I know that none of us can really know what drives these fees and increases, but since we do knwo tha Shanghai and Paris, and ESPN have become such financial problems, it is easy to at least assume that some of the moeny WDW generates is funneled to those money pits. If I thought my money was going into "my" parks and resorts, I woudl be less inclined to be resentful of the price increases. Truely, it may not be my business what they do, but it is my money that I commit.
Have to agree. If you are going to raise prices, RAISE PRICES. Unfortunately, it "looks bad" if prices are raised. It's like with college tuition. Schools claim they haven't raised tuition in X number of years. Technically true, but what about that $1100 per semester 'unified fee?" Call an apple and apple and raise tuition, prices, whatever. Fees are just a sneaky way to nickel-and-dime you to death.
Looking at the poll, it seems that about 60% of responders are changing the way they experience Disney. Disney should listen to this. I know, I know... The DIS is just a small number of people who vacation at WDW. However, when 60% of your most loyal, die-hard fans are choosing to spend less time and fewer dollars at your park, you should listen. It signals something. Economies change, times get rough; WDW doesn't always attract the folks with deep pockets or once-in-a-lifetime trips. The die-hard fans got Disney through the last recession, but what will happen in the future?
Regarding the parks in China and France: Maybe Disney fans there are fewer, or maybe they are too smart to swallow constant price increases? Our friends in France think we are crazy to keep returning to WDW. I don't think Disney is the childhood culture/tradition in Europe that it is here. Their attitude is that their Disney park is an amusing side, not a huge life-changing experience, like many here consider WDW, and they don't understand why so many in the US consider WDW/DL their personal Mecca.
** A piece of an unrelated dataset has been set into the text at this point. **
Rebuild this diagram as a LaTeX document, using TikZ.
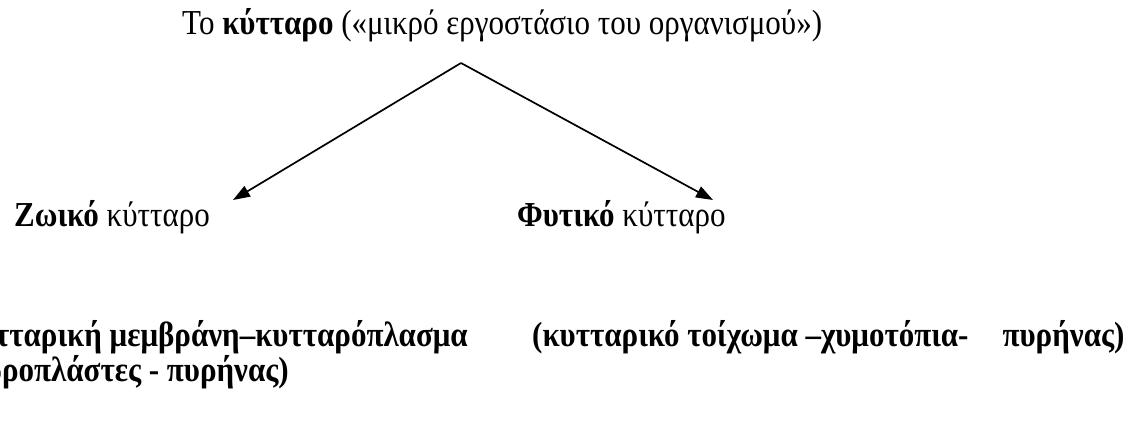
\documentclass[tikz,border=0pt]{standalone}
\usepackage{fontspec}
\setmainfont{Liberation Serif}
\usetikzlibrary{arrows.meta}
\newcommand{\tallbox}[1]{\scalebox{1}[1.13]{#1}}
\tikzset{
  label text/.style={inner sep=0pt, font=\fontsize{31}{31}\selectfont},
  branch/.style={line width=1.7pt, -{Triangle[length=17pt,width=12pt]}}
}
\begin{document}
\begin{tikzpicture}[x=1pt,y=1pt]
  \clip (0,0) rectangle (1128,429);
  \node[label text, anchor=base west] (cell) at (182,394) {\tallbox{Το \textbf{κύτταρο} («μικρό εργοστάσιο του οργανισμού»)}};
  \coordinate (apex) at (461,366);
  \node[label text, anchor=base east] (animal) at (210,202) {\tallbox{\textbf{Ζωικό} κύτταρο}};
  \node[label text, anchor=base west] (plant) at (517,202) {\tallbox{\textbf{Φυτικό} κύτταρο}};
  \coordinate (animal tip) at (233,229);
  \coordinate (plant tip) at (713,229);
  \draw[branch] (apex) -- (animal tip);
  \draw[branch] (apex) -- (plant tip);
  \node[label text, anchor=base east] (animal parts) at (468,82) {\tallbox{\textbf{(κυτταρική μεμβράνη–κυτταρόπλασμα}}};
  \node[label text, anchor=base west] (plant parts) at (532,82) {\tallbox{\textbf{(κυτταρικό τοίχωμα –χυμοτόπια-\hspace{1.1em}πυρήνας)}}};
  \node[label text, anchor=base east] (animal rest) at (289,48) {\tallbox{\textbf{χλωροπλάστες - πυρήνας)}}};
\end{tikzpicture}
\end{document}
We will change how we do Disney. We have taken 27 trips to WDW in 17 years, all of which required airfare. In the "early days" we finagled a variety of circumstances to make this possible (RR points, FF miles, buddy passes for airfare, staying offsite, traveling with family/friends to share cost of suites/houses/vehicles, stacking codes/coupons for rental cars etc) but for the past 10 years most of our trips have been just DD and me (occasionally DH would join us), staying onsite, no meal plans, sometimes with a car and sometimes using the buses, with park passes for as many days as we could afford. Now, we have no future trips planned. We MIGHT go back in 4 or 5 years, once all the "new" stuff is open. We are just tired of paying higher prices for fewer services. When we do go back to Disney, it'll be an offsite visit, in a nice, comfortable house, with a vehicle so we can determine our own schedules. OR? Maybe we'll do an Orlando trip without Disney, and see all those other attractions: Universal, Sea World, Busch Gardens, NASA, etc. Lots to spend our money on... but until recently, we haven't wanted to spend it anywhere but Disney. Now? Time to see and do more for those same vacation dollars.